Everything from the first line of the data through the line with "const FONT = 'bold" is to be echoed exactly, minus the pictures.

— Start —

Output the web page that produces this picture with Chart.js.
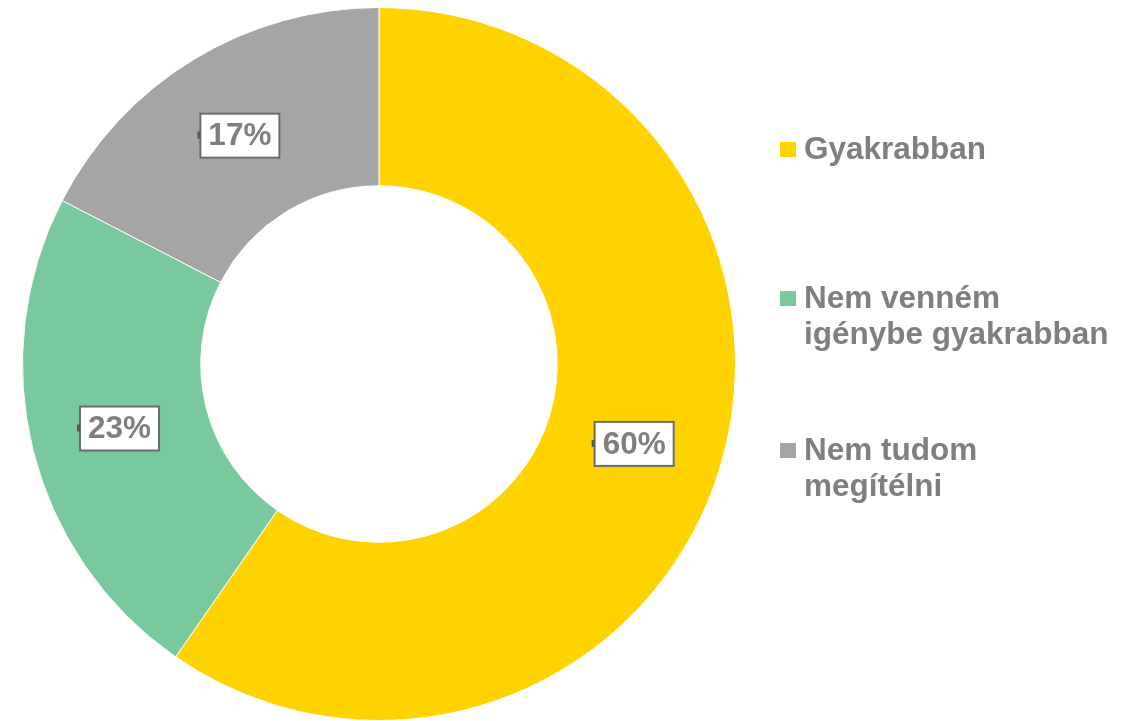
<!DOCTYPE html>
<html>
<head>
<meta charset="utf-8">
<script src="https://cdn.jsdelivr.net/npm/chart.js@4/dist/chart.umd.min.js"></script>
<style>
    html, body { margin: 0; padding: 0; background: #ffffff; }
    #wrap { width: 1139px; height: 721px; position: relative; }
</style>
</head>
<body>
<div id="wrap"><canvas id="donutChart"></canvas></div>
<script>
// ============ Data ============
const categories = ['Gyakrabban', 'Nem venném igénybe gyakrabban', 'Nem tudom megítélni'];
const legendLines = [['Gyakrabban'], ['Nem venném', 'igénybe gyakrabban'], ['Nem tudom', 'megítélni']];
const shares = [59.6, 22.9, 17.4];
const sliceColors = ['#FFD300', '#78C99E', '#A5A5A5'];

// ============ Style ============
const TEXT_COLOR = '#7F7F7F';
const FONT = 'bold 31.5px "Liberation Sans", Arial, sans-serif';

// ============ Plugins ============
// boxed percentage labels at the middle of each slice
const boxLabels = {
    id: 'boxLabels',
    afterDatasetsDraw(chart) {
        const { ctx } = chart;
        const meta = chart.getDatasetMeta(0);
        const total = shares.reduce((a, b) => a + b, 0);
        ctx.save();
        ctx.font = FONT;
        ctx.textAlign = 'center';
        ctx.textBaseline = 'middle';
        meta.data.forEach((arc, i) => {
            const { x, y } = arc.tooltipPosition();
            const text = Math.round(shares[i] / total * 100) + '%';
            const w = ctx.measureText(text).width + 16;
            const h = 44;
            ctx.fillStyle = '#ffffff';
            ctx.fillRect(x - w / 2, y - h / 2, w, h);
            ctx.lineWidth = 2;
            ctx.strokeStyle = '#6B6B6B';
            ctx.strokeRect(x - w / 2, y - h / 2, w, h);
            // small leader stub on the left edge
            ctx.fillStyle = '#595959';
            ctx.fillRect(x - w / 2 - 3, y - 4, 3, 7);
            ctx.fillStyle = TEXT_COLOR;
            ctx.fillText(text, x, y + 1);
        });
        ctx.restore();
    }
};

// legend at the right, with wrapped labels
const sideLegend = {
    id: 'sideLegend',
    afterDraw(chart, args, opts) {
        const { ctx } = chart;
        ctx.save();
        ctx.font = FONT;
        ctx.textAlign = 'left';
        ctx.textBaseline = 'alphabetic';
        legendLines.forEach((lines, i) => {
            const base = opts.baselines[i];
            ctx.fillStyle = sliceColors[i];
            ctx.fillRect(opts.x, base - 17, 16, 15);
            ctx.fillStyle = TEXT_COLOR;
            lines.forEach((line, j) => {
                ctx.fillText(line, opts.x + 24, base + j * opts.lineHeight);
            });
        });
        ctx.restore();
    }
};

// ============ Chart ============
const ctx = document.getElementById('donutChart').getContext('2d');
new Chart(ctx, {
    type: 'doughnut',
    data: {
        labels: categories,
        datasets: [{
            data: shares,
            backgroundColor: sliceColors,
            borderColor: '#ffffff',
            borderWidth: 1
        }]
    },
    options: {
        responsive: true,
        maintainAspectRatio: false,
        animation: false,
        cutout: '50%',
        layout: { padding: { left: 22, right: 403, top: 7, bottom: 0 } },
        plugins: {
            legend: { display: false },
            tooltip: { enabled: false },
            sideLegend: { x: 780, baselines: [159, 308, 460], lineHeight: 36 }
        }
    },
    plugins: [boxLabels, sideLegend]
});
</script>
</body>
</html>
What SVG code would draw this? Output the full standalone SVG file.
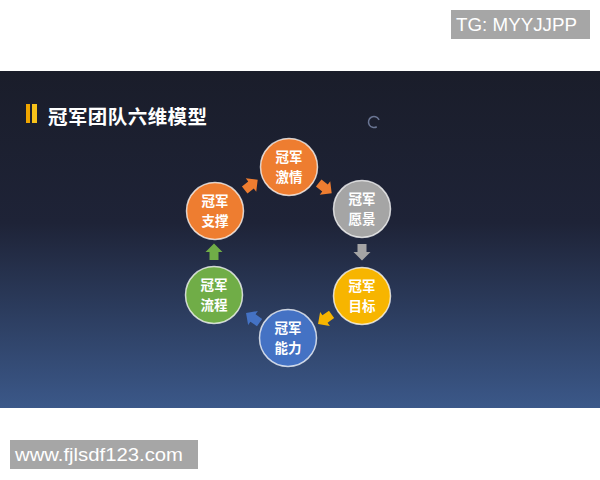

— End —

◆ Result of this task
Output the web page that produces this picture with Chart.js.
<!DOCTYPE html>
<html>
<head>
<meta charset="utf-8">
<script src="https://cdn.jsdelivr.net/npm/chart.js@4/dist/chart.umd.min.js"></script>
<style>
    html, body { margin: 0; padding: 0; background: #ffffff; }
    #wrap { width: 1139px; height: 721px; position: relative; }
</style>
</head>
<body>
<div id="wrap"><canvas id="donutChart"></canvas></div>
<script>
// ============ Data ============
const categories = ['Gyakrabban', 'Nem venném igénybe gyakrabban', 'Nem tudom megítélni'];
const legendLines = [['Gyakrabban'], ['Nem venném', 'igénybe gyakrabban'], ['Nem tudom', 'megítélni']];
const shares = [59.6, 22.9, 17.4];
const sliceColors = ['#FFD300', '#78C99E', '#A5A5A5'];

// ============ Style ============
const TEXT_COLOR = '#7F7F7F';
const FONT = 'bold 31.5px "Liberation Sans", Arial, sans-serif';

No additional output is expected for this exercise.